A incredulidade inicial foi vencida com o beneplácito da Santa Igreja, gerando-se uma onda de devoção que varreu a Europa inteira e que traria a Compostela, onde o corpo ficou sepultado, milhares e milhares de peregrinos de todas as condições sociais, quantas vezes ocultados sob o burel da mendicância, rogando auxílio e pagando promessas. E nos anos santos, proclamados sempre que a festividade de 25 de Julho acontecia ao domingo, a afluência recrudescia, pois lograva-se a indulgência plenária concedida pela Santa Sé desde 1122.
Trilhando montes e vales, vencendo os rios, rasgando densas florestas, os peregrinos geriam o seu percurso dirigindo-se a Santiago de Compostela pelos itinerários mais favoráveis, procurando sempre a rapidez, a segurança e a comodidade possível, desviando apenas se alguma igreja ou convento lhes proporcionasse um auxílio de emergência ou a veneração de um lugar santo. E assim se foram consolidando itinerários seguros que cobriram toda a Europa, convergindo num percurso único a partir da Navarra, hoje vulgarmente conhecido por Caminho Francês.
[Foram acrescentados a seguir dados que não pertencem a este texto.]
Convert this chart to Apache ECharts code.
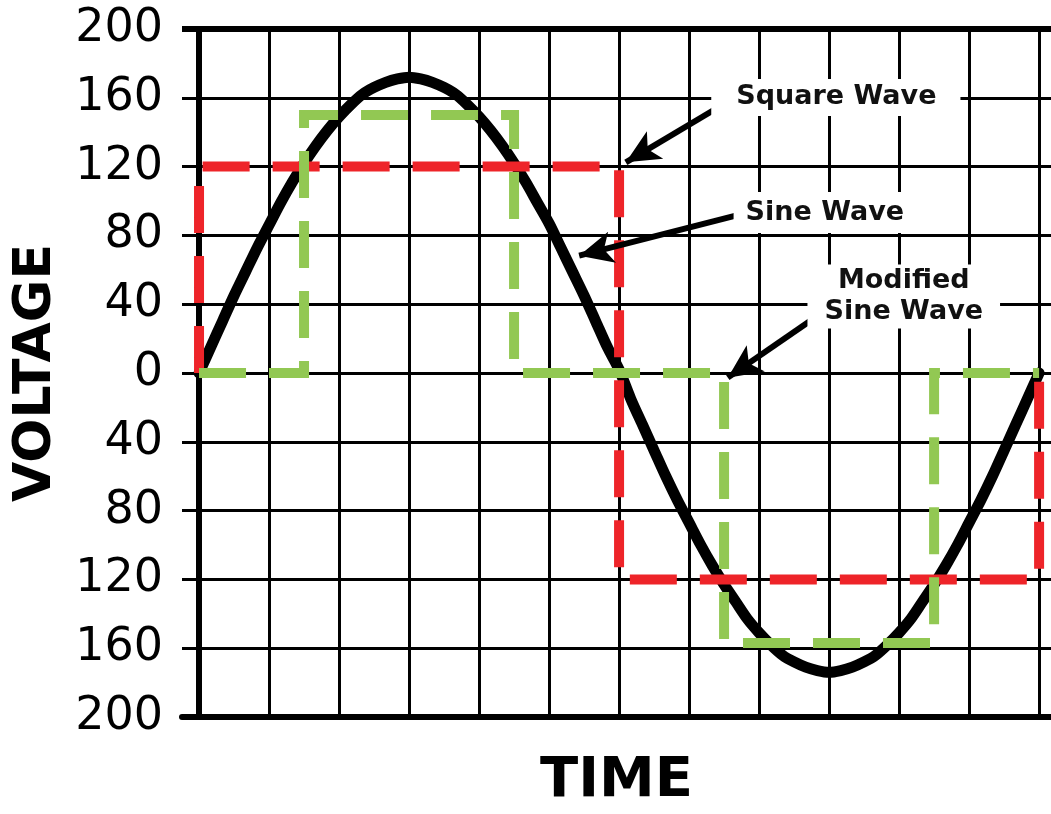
<!DOCTYPE html>
<html>
<head>
<meta charset="utf-8">
<script src="https://cdn.jsdelivr.net/npm/echarts@6/dist/echarts.min.js"></script>
<style>
  html, body { margin: 0; padding: 0; background: #fff; overflow: hidden; }
  #chart { width: 1051px; height: 814px; position: absolute; left: 0; top: 0; }
</style>
</head>
<body>
<div id="chart"></div>
<script>
// ---- data ----
const yTicks = [-200, -160, -120, -80, -40, 0, 40, 80, 120, 160, 200];
const timeGrid = [0, 30, 60, 90, 120, 150, 180, 210, 240, 270, 300, 330, 360];

const sineX = [0, 5, 10, 15, 20, 25, 30, 35, 40, 45, 50, 55, 60, 65, 70, 75, 80, 85,
               90, 95, 100, 105, 110, 115, 120, 125, 130, 135, 140, 145, 150, 155, 160, 165, 170, 175,
               180, 185, 190, 195, 200, 205, 210, 215, 220, 225, 230, 235, 240, 245, 250, 255, 260, 265,
               270, 275, 280, 285, 290, 295, 300, 305, 310, 315, 320, 325, 330, 335, 340, 345, 350, 355, 360];
const sineV = [0, 15, 30, 45, 59, 73, 86, 99, 111, 122, 132, 141, 149, 156, 162, 166, 169, 171,
               172, 171, 169, 166, 162, 156, 149, 141, 132, 122, 111, 99, 87, 73, 59, 45, 30, 15,
               2, -15, -30, -45, -60, -74, -87, -100, -112, -123, -133, -143, -151, -158, -164, -168, -171, -173,
               -174, -173, -171, -168, -164, -158, -151, -143, -133, -123, -112, -100, -87, -74, -60, -45, -30, -15, 0];

const squareX = [0, 0, 180, 180, 360, 360];
const squareV = [0, 120, 120, -120, -120, 0];

const modX = [0, 45, 45, 135, 135, 225, 225, 315, 315, 360];
const modV = [0, 0, 150, 150, 0, 0, -157, -157, 0, 0];

const labelNames = ['Square Wave', 'Sine Wave', 'Modified\nSine Wave'];

// ---- chart ----
const FONT = 'DejaVu Sans';
const zip = (xs, ys) => xs.map((x, i) => [x, ys[i]]);

const chart = echarts.init(document.getElementById('chart'), null,
  { renderer: 'canvas', width: 1051, height: 814 });

const labelStyle = {
  show: true,
  formatter: '{b}',
  fontFamily: FONT,
  fontWeight: 'bold',
  fontSize: 27,
  lineHeight: 31,
  color: '#111',
  backgroundColor: '#fff',
  align: 'center',
  verticalAlign: 'middle',
  position: 'inside'
};

chart.setOption({
  animation: false,
  backgroundColor: '#fff',
  grid: { left: 182, right: 0, top: 29, bottom: 85, containLabel: false },
  xAxis: {
    type: 'value',
    min: -7.3,
    max: 365.1,
    name: 'TIME',
    nameLocation: 'middle',
    nameGap: 36,
    nameTextStyle: { fontFamily: FONT, fontWeight: 'bold', fontSize: 56, color: '#000' },
    axisLine: { show: true, onZero: false, lineStyle: { color: '#000', width: 6 } },
    axisTick: { show: false },
    axisLabel: { show: false },
    splitLine: { show: false }
  },
  yAxis: {
    type: 'value',
    min: yTicks[0],
    max: yTicks[yTicks.length - 1],
    interval: 40,
    name: 'VOLTAGE',
    nameLocation: 'middle',
    nameRotate: 90,
    nameGap: 120,
    nameTextStyle: { fontFamily: FONT, fontWeight: 'bold', fontSize: 52, color: '#000' },
    axisLine: { show: true, lineStyle: { color: '#000', width: 6 } },
    axisTick: { show: false },
    axisLabel: {
      margin: 19,
      fontFamily: FONT,
      fontSize: 46,
      color: '#000',
      formatter: v => String(Math.abs(v))
    },
    splitLine: { show: true, lineStyle: { color: '#000', width: 3 } }
  },
  series: [
    {
      name: 'Sine Wave',
      type: 'line',
      data: zip(sineX, sineV),
      smooth: 0.3,
      showSymbol: false,
      symbol: 'none',
      z: 2,
      lineStyle: { color: '#000', width: 11, join: 'round', cap: 'round' },
      markLine: {
        silent: true,
        z: 1,
        symbol: ['none', 'none'],
        label: { show: false },
        lineStyle: { color: '#000', width: 3, type: 'solid' },
        data: timeGrid.map(t => ({ xAxis: t }))
          .concat([{ yAxis: 200, lineStyle: { width: 6, color: '#000', type: 'solid' } }])
      }
    },
    {
      name: 'Square Wave',
      type: 'line',
      data: zip(squareX, squareV),
      showSymbol: false,
      symbol: 'none',
      z: 3,
      lineStyle: { color: '#EE2429', width: 10, type: [47, 23], cap: 'butt', join: 'miter' }
    },
    {
      name: 'Modified Sine Wave',
      type: 'line',
      data: zip(modX, modV),
      showSymbol: false,
      symbol: 'none',
      z: 4,
      lineStyle: { color: '#92C853', width: 10, type: [47, 23], cap: 'butt', join: 'miter' },
      markLine: {
        silent: true,
        z: 6,
        symbol: ['none', 'arrow'],
        symbolSize: [24, 34],
        symbolOffset: [0, 0],
        label: { show: false },
        lineStyle: { color: '#000', width: 6, type: 'solid' },
        itemStyle: { color: '#000' },
        data: [
          [{ coord: [225.3, 156.7] }, { coord: [182.9, 122.5] }],
          [{ coord: [230.4, 91.6] }, { coord: [162.9, 68.2] }],
          [{ coord: [262.6, 31.0] }, { coord: [226.6, -2.7] }]
        ]
      },
      markPoint: {
        silent: true,
        z: 7,
        symbol: 'rect',
        symbolSize: 1,
        itemStyle: { color: 'rgba(0,0,0,0)' },
        data: [
          { name: labelNames[0], coord: [272.9, 160.2], label: Object.assign({}, labelStyle, { padding: [3, 24, 3, 25] }) },
          { name: labelNames[1], coord: [268.2, 93.3], label: Object.assign({}, labelStyle, { padding: [5, 12, 5, 12] }) },
          { name: labelNames[2], coord: [302.0, 44.5], label: Object.assign({}, labelStyle, { padding: [1, 17, 1, 17] }) }
        ]
      }
    }
  ]
});
</script>
</body>
</html>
Foi por estes caminhos que correu a mensagem do Evangelho, levando a todo o velho continente as sementes da civilização cristã, verdadeiro alicerce da cultura europeia. Daí o reconhecimento, já formalizado, do Caminho Francês como principal Itinerário Cultural Europeu e de todo o seu repositório cultural como Património da Humanidade.
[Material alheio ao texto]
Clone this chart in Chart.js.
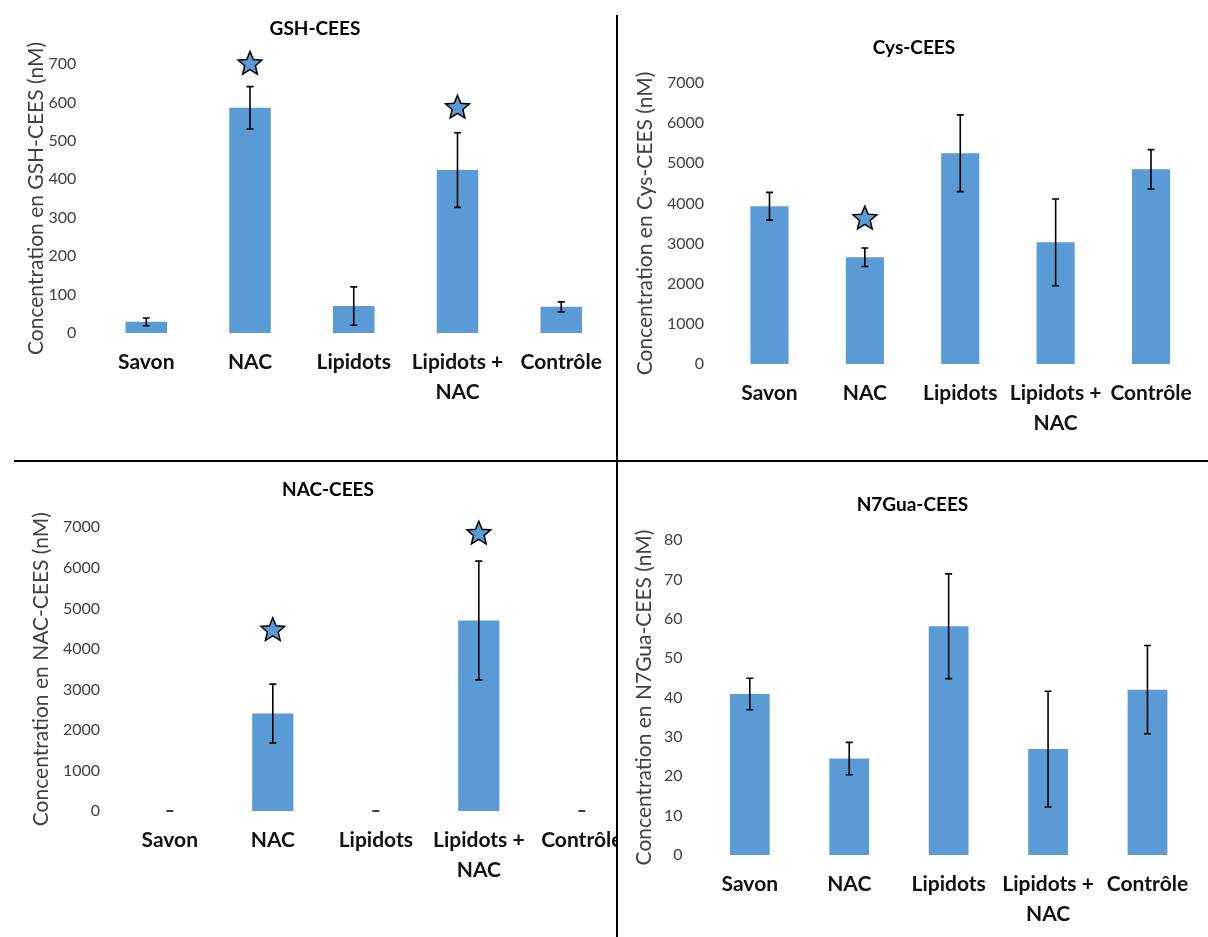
<!DOCTYPE html>
<html lang="fr">
<head>
<meta charset="UTF-8">
<title>Adduits CEES</title>
<script src="https://cdn.jsdelivr.net/npm/chart.js"></script>
<style>
  body { margin: 0; background: #fff; }
  #page { position: relative; width: 1208px; height: 937px; overflow: hidden; background: #fff; }
  .panel { position: absolute; overflow: hidden; }
  .panel canvas { position: absolute; left: 0; top: 0; }
  .line { position: absolute; background: #000; }
</style>
</head>
<body>
<div id="page">
  <div class="panel" style="left:0;top:0;width:617px;height:460px"><canvas id="c1" width="617" height="413"></canvas></div>
  <div class="panel" style="left:617px;top:0;width:591px;height:460px"><canvas id="c2" width="591" height="444"></canvas></div>
  <div class="panel" style="left:0;top:462px;width:617px;height:475px"><canvas id="c3" width="640" height="429"></canvas></div>
  <div class="panel" style="left:617px;top:462px;width:591px;height:475px"><canvas id="c4" width="591" height="473"></canvas></div>
  <div class="line" style="left:616px;top:15px;width:2px;height:446px"></div>
  <div class="line" style="left:616px;top:460px;width:2px;height:477px"></div>
  <div class="line" style="left:14px;top:460px;width:1194px;height:2px"></div>
</div>
<script>
const categories = ['Savon', 'NAC', 'Lipidots', ['Lipidots +', 'NAC'], 'Contrôle'];

// GSH-CEES (nM)
const gshValues = [29, 586, 70, 424, 68];
const gshErrors = [10, 55, 50, 97, 13];
const gshStars = [null, 700, null, 586, null];

// Cys-CEES (nM)
const cysValues = [3930, 2660, 5250, 3030, 4850];
const cysErrors = [345, 230, 955, 1080, 490];
const cysStars = [null, 3620, null, null, null];

// NAC-CEES (nM)
const nacValues = [0, 2405, 0, 4700, 0];
const nacErrors = [0, 725, 0, 1465, 0];
const nacStars = [null, 4460, null, 6840, null];

// N7Gua-CEES (nM)
const guaValues = [40.9, 24.5, 58.1, 26.9, 42.0];
const guaErrors = [4, 4.1, 13.3, 14.7, 11.2];
const guaStars = [null, null, null, null, null];

const BLUE = '#5B9BD5';
const FONT = 'Lato, Calibri, Carlito, sans-serif';

function drawStar(ctx, x, y, r) {
  ctx.beginPath();
  for (let k = 0; k < 10; k++) {
    const rad = k % 2 === 0 ? r : r * 0.45;
    const a = -Math.PI / 2 + k * Math.PI / 5;
    const px = x + rad * Math.cos(a), py = y + rad * Math.sin(a);
    if (k === 0) ctx.moveTo(px, py); else ctx.lineTo(px, py);
  }
  ctx.closePath();
  ctx.fillStyle = BLUE;
  ctx.fill();
  ctx.lineWidth = 1.5;
  ctx.strokeStyle = '#000';
  ctx.stroke();
}

// error bars + significance stars
const marksPlugin = {
  id: 'marks',
  afterDatasetsDraw(chart, args, opts) {
    const { ctx, scales: { x, y } } = chart;
    const vals = chart.data.datasets[0].data;
    ctx.save();
    ctx.strokeStyle = '#000';
    ctx.lineWidth = 1.6;
    vals.forEach((v, i) => {
      const e = opts.errors[i];
      const px = x.getPixelForValue(i);
      const top = y.getPixelForValue(v + e), bot = y.getPixelForValue(v - e);
      ctx.beginPath();
      ctx.moveTo(px, top); ctx.lineTo(px, bot);
      ctx.moveTo(px - 3.5, top); ctx.lineTo(px + 3.5, top);
      ctx.moveTo(px - 3.5, bot); ctx.lineTo(px + 3.5, bot);
      ctx.stroke();
    });
    opts.stars.forEach((s, i) => {
      if (s != null) drawStar(ctx, x.getPixelForValue(i), y.getPixelForValue(s), 12.5);
    });
    ctx.restore();
  }
};

function makePanel(canvasId, values, errors, stars, o) {
  return new Chart(document.getElementById(canvasId), {
    type: 'bar',
    data: {
      labels: categories,
      datasets: [{ data: values, backgroundColor: BLUE, barPercentage: 0.4, categoryPercentage: 1 }]
    },
    options: {
      responsive: false,
      animation: false,
      layout: { padding: { left: o.padL, right: o.padR, top: 0, bottom: 0 } },
      plugins: {
        legend: { display: false },
        tooltip: { enabled: false },
        title: {
          display: true, text: o.title, color: '#000',
          font: { family: FONT, size: 19, weight: 'bold' },
          padding: { top: o.titleTop, bottom: o.titleBottom }
        },
        marks: { errors: errors, stars: stars }
      },
      scales: {
        x: {
          grid: { display: false, drawTicks: false },
          border: { display: false },
          ticks: {
            color: '#111', padding: 15, maxRotation: 0, autoSkip: false,
            font: { family: FONT, size: 21, weight: 'bold', lineHeight: 1.4 }
          },
          afterFit: s => { s.height = 80; }
        },
        y: {
          min: 0, max: o.yMax,
          grid: { display: false, drawTicks: false },
          border: { display: false },
          ticks: {
            stepSize: o.yStep, color: '#404040', padding: o.tickPad,
            font: { family: FONT, size: 16 },
            callback: v => String(v)
          },
          title: {
            display: true, text: o.yTitle, color: '#404040',
            font: { family: FONT, size: 21 },
            padding: { top: o.yTitlePad, bottom: 0 }
          },
          afterFit: s => { s.width = o.yWidth; }
        }
      }
    },
    plugins: [marksPlugin]
  });
}

makePanel('c1', gshValues, gshErrors, gshStars, {
  title: 'GSH-CEES', yTitle: 'Concentration en GSH-CEES (nM)', yMax: 700, yStep: 100,
  padL: 14.4, padR: 1.4, yWidth: 80, tickPad: 18, yTitlePad: 9, titleTop: 17.6, titleBottom: 23.6
});
makePanel('c2', cysValues, cysErrors, cysStars, {
  title: 'Cys-CEES', yTitle: 'Concentration en Cys-CEES (nM)', yMax: 7000, yStep: 1000,
  padL: 12.3, padR: 9.3, yWidth: 92.5, tickPad: 17.8, yTitlePad: 3.1, titleTop: 36.6, titleBottom: 23.6
});
makePanel('c3', nacValues, nacErrors, nacStars, {
  title: 'NAC-CEES', yTitle: 'Concentration en NAC-CEES (nM)', yMax: 7000, yStep: 1000,
  padL: 22.7, padR: 6.7, yWidth: 95.6, tickPad: 18.3, yTitlePad: 6.4, titleTop: 16.6, titleBottom: 25.9
});
makePanel('c4', guaValues, guaErrors, guaStars, {
  title: 'N7Gua-CEES', yTitle: 'Concentration en N7Gua-CEES (nM)', yMax: 80, yStep: 10,
  padL: 10.8, padR: 10.8, yWidth: 72.3, tickPad: 17.6, yTitlePad: 4.3, titleTop: 31.6, titleBottom: 23.6
});
</script>
</body>
</html>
Mas também de Portugal se peregrinava a Compostela e inúmeros trajectos permitiam a viagem. Um deles, contudo, logrou maior distinção já na dobragem do primeiro quartel do séc. XIV, com a construção das pontes de Barcelos e de Ponte de Lima. Designamo-lo por Caminho Português, não porque outros não hajam, mas porque este se constituiu como a espinha dorsal de quase toda a rede jacobeia do nosso país. Lisboa, Coimbra, Porto, Barcelos, Ponte de Lima e Valença definiam a sua directriz e a ele afluíam as vias secundárias provenientes do interior.
Não se tratava, efectivamente, de uma rota exclusiva de peregrinos. Era uma estrada comum, beneficiada pela movimentação contínua de viandantes, que lhes facultava os apoios necessários na realização das jornadas. Igrejas, capelas, conventos, pontes, fontes, estalagens e hospitais eram a garantia real do apoio entre as povoações. E os quadrilheiros proviam a conservação das calçadas, as forças regulares rondavam para impor a ordem, e a vizinhança, prestimosa e hospitaleira, informava, acudia e enchia de vida os campos e as bouças.
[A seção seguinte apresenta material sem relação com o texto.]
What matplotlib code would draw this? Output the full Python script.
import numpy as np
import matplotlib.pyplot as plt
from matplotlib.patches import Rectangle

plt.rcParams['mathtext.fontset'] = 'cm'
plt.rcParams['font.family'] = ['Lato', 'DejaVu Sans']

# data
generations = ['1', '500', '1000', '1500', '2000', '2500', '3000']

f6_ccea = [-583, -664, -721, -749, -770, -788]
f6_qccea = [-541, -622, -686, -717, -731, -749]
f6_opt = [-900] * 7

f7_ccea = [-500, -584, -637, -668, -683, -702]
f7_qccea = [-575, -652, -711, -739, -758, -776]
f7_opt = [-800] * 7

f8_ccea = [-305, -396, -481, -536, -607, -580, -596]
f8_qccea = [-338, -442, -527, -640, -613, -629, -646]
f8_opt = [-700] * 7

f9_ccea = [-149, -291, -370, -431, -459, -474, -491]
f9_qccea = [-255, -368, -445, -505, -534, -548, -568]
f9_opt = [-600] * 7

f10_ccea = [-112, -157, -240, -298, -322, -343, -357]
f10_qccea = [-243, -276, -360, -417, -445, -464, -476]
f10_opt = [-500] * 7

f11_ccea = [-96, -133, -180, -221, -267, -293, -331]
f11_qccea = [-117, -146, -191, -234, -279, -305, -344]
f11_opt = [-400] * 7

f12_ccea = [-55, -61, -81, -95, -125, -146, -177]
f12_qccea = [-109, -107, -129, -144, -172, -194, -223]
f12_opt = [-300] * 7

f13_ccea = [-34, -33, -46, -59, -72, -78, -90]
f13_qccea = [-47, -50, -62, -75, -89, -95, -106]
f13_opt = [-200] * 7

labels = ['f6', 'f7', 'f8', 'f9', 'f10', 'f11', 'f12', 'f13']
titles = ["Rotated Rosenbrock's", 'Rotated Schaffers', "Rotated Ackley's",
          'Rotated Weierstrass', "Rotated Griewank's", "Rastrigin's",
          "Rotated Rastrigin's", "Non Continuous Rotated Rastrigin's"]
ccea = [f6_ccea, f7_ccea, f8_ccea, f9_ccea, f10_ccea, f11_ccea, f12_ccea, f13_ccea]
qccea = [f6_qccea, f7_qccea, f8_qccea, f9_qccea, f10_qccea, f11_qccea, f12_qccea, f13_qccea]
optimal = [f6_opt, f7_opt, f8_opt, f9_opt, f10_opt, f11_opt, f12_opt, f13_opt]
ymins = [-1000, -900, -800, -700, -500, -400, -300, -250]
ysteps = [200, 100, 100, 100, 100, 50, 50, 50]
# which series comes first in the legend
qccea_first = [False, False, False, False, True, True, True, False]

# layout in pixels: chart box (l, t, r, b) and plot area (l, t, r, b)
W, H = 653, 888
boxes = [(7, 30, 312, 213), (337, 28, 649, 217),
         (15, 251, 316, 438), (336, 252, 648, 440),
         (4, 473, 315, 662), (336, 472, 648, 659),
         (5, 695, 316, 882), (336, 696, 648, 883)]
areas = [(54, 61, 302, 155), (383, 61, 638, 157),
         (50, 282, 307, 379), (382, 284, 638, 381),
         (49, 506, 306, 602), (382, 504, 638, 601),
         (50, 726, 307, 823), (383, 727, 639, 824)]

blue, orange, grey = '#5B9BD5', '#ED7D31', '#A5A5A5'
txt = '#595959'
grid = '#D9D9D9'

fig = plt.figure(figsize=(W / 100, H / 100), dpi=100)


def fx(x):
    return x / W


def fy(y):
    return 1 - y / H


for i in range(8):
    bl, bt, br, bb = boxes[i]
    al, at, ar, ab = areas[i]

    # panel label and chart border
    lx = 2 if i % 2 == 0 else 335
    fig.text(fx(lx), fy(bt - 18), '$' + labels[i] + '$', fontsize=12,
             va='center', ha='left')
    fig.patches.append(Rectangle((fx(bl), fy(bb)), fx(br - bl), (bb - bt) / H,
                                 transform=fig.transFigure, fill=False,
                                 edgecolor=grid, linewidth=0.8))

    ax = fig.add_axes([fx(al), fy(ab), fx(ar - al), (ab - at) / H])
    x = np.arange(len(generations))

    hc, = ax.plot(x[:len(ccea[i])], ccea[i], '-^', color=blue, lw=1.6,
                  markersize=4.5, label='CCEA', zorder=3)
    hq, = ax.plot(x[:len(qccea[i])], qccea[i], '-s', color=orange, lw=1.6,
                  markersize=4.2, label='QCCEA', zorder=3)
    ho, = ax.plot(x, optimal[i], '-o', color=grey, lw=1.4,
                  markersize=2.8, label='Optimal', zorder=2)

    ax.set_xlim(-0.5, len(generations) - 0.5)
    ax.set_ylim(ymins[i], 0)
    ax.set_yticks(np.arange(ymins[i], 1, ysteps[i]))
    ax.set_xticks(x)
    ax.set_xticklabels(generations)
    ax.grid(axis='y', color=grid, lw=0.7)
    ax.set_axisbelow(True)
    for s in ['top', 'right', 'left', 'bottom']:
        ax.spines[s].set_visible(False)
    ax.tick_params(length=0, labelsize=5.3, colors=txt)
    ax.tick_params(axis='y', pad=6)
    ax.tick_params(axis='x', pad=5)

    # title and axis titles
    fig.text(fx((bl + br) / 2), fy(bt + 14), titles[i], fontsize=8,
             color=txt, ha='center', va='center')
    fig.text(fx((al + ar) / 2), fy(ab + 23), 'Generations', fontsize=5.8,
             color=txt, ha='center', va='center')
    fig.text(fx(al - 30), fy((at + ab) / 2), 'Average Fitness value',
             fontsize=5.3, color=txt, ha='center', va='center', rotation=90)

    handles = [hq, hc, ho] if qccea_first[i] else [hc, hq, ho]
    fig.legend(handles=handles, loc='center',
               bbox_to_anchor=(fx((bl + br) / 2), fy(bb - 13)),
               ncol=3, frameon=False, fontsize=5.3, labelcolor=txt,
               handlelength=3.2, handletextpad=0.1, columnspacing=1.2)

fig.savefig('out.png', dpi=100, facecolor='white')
Mas este cenário foi-se apagando, lentamente, com a reconversão da rede viária, que criou novas alternativas e reformulou trajectos puídos pelo uso desde a ocupação romana.
Quando há meia dúzia de anos, a Associação dos Amigos do Caminho Português de Santiago, criada em Ponte de Lima para incentivar a redescoberta das peregrinações jacobeias, meteu ombros à tarefa de identificar o velho itinerário, de o recuperar e de promover a sua utilização e salvaguarda, não imaginava as dificuldades que se lhe poriam. Mas tudo foi superado – a investigação foi bem conduzida; os troços obstruídos foram limpos ou substituídos por alternativas pontuais; a direcção para Santiago foi sinalizada com as inconfundíveis setas amarelas (e o retorno com setas azuis para alcançar Fátima); e tem-se levado a efeito uma excelente promoção ilustrada com a publicação de brochuras e roteiros e, sobretudo, com o apoio logístico dos peregrinos que, em número crescente, vêm solicitando a sua intervenção.”